Le rideau se lève ensuite sur un palais détruit à la géométrie perturbée, aux murs renversés, dans lequel passent rapidement deux touristes tirant leur valise à roulettes. La mise en scène de Renaud Doucet [lire nos chroniques de ses Benvenuto Cellini, Iphigénie en Aulide et Die Feen] ne penche pas vraiment vers notre époque, les décors et plus encore les costumes d'André Barbe évoquant la Venise du XVIe siècle du livret de Gaetano Rossi et Marco Marcello (1839), tiré de la pièce La Vénitienne d’Auguste Anicet-Bourgeois (1834), elle-même basée sur le roman The Bravo, écrit par James Fenimore Cooper (1831). Quelques brefs clins d'œil à notre XXIe siècle sont l'occasion de petits traits d'humour, même si la sensation de déjà-vu l'emporte par moments (on pense aux réalisations de Laurent Pelly et à sa Belle Hélène en particulier). Il en va ainsi des touristes débarquant en grand nombre sur la place Saint-Marc, certains prenant un selfie avec le doge, au milieu des vendeurs de souvenirs, de quelques militaires et d'une paire de carabiniers qui patrouillent pour assurer la sécurité. Mise à part cette séquence au premier acte, les touches humoristiques sont dosées plus légèrement par la suite, comme à l'ouverture de l’Acte III lorsqu'on sauve un tableau à moitié calciné après que Teodora a mis le feu à sa demeure en conclusion de l'épisode précédent.

La distribution vocale est inégale, mais comprend de très bons éléments.
Dans le rôle-titre, Rubens Pelizzari est un ténor puissant, au médium extrêmement large et sonore, un format vocal qu'on imagine idéal dans le répertoire verdien [lire notre chronique du 27 avril 2017]. On ne relève que quelques tout petits temps faibles, dans les passages les plus agités, où le chanteur paraît curieusement en manque de souffle, ceci altérant son intonation.

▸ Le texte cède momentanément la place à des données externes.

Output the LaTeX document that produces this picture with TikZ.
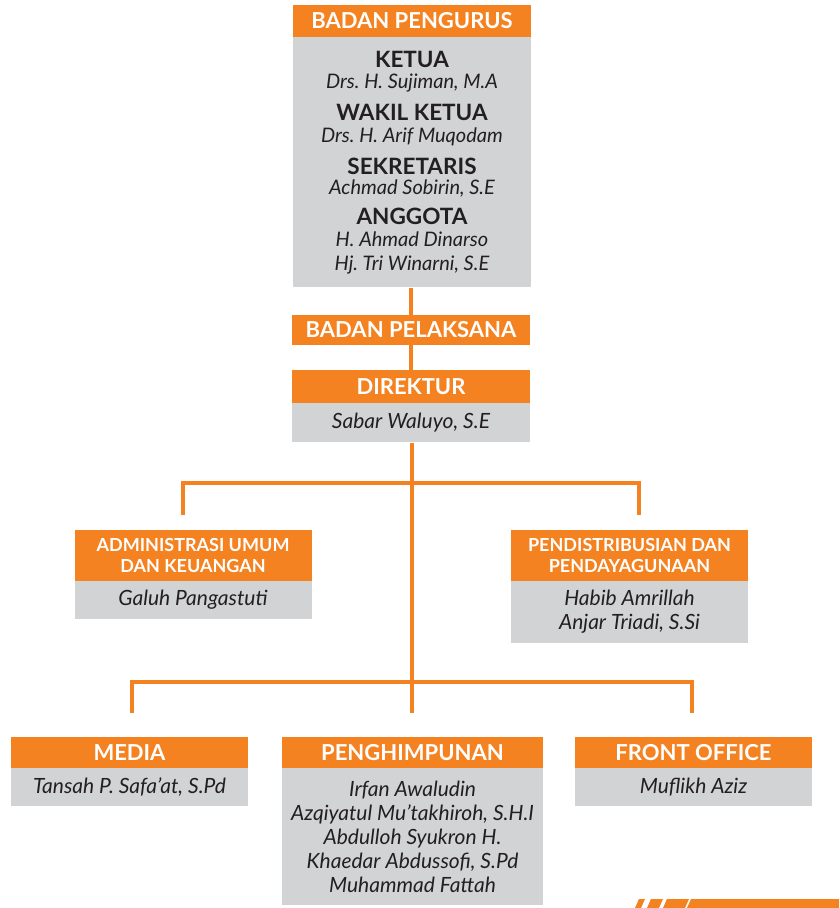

Le bilan est cependant plus que positif, et l’on retient certains aigus projetés avec une force insolente. L'autre ténor Alessandro Luciano (Pisani) est bien moins convaincant. Il a, certes, des capacités d'extension vers l'aigu, mais dans un volume trop réduit où les notes sonnent rétrécies, voire étranglées, si bien qu'il a tendance à disparaitre dans les ensembles. Le baryton Gustavo Castillo (Foscari) fait entendre une belle conduite de sa ligne de chant dans le cantabile, puis un mordant certain dans la cabalette du premier acte. Dans ses plus rares interventions, on repère aussi Szymon Mechliński (Luigi), autre baryton magnifiquement timbré et très sonore, voire brillant dans le registre aigu, avec des notes graves plus discrètes. Dès ses premières mesures, de magnifiques aigus aériens émis derrière la scène, accompagnés par la harpe, on tombe sous le charme du soprano Ekaterina Bakanova (Violetta). La chanteuse confirme ensuite ses qualités, dans de sublimes cavatines qui ressemblent de très près à l'écriture bellinienne – on espère qu'elle abordera Sonnambula et I Puritani le plus vite possible, puis Norma un peu plus tard. Le timbre est coloré, l'agilité déliée, le registre grave est présent, elle est belle en scène et fait preuve de tempérament... bref, une somptueuse découverte ! L'instrument de l'autre soprano, Yasko Sato (Teodora) est moins clair et plus inégal sur l’étendue de la tessiture. Elle tient globalement son rôle, mais le suraigu est parfois plus laborieux et la musicalité moins parfaite.

Le chef Jonathan Brandani amène de séduisants contrastes à la musique, du relief, par moments des accélérations franchement marquées, mais sans brutalité. Il tient l'architecture de la partition, en particulier les grands et longs ensembles qui concluent chaque acte. Les chœurs sont peu nombreux mais réussissent à produire collectivement un son homogène, montrant une attention soutenue aux départs, aux nuances demandées par la direction.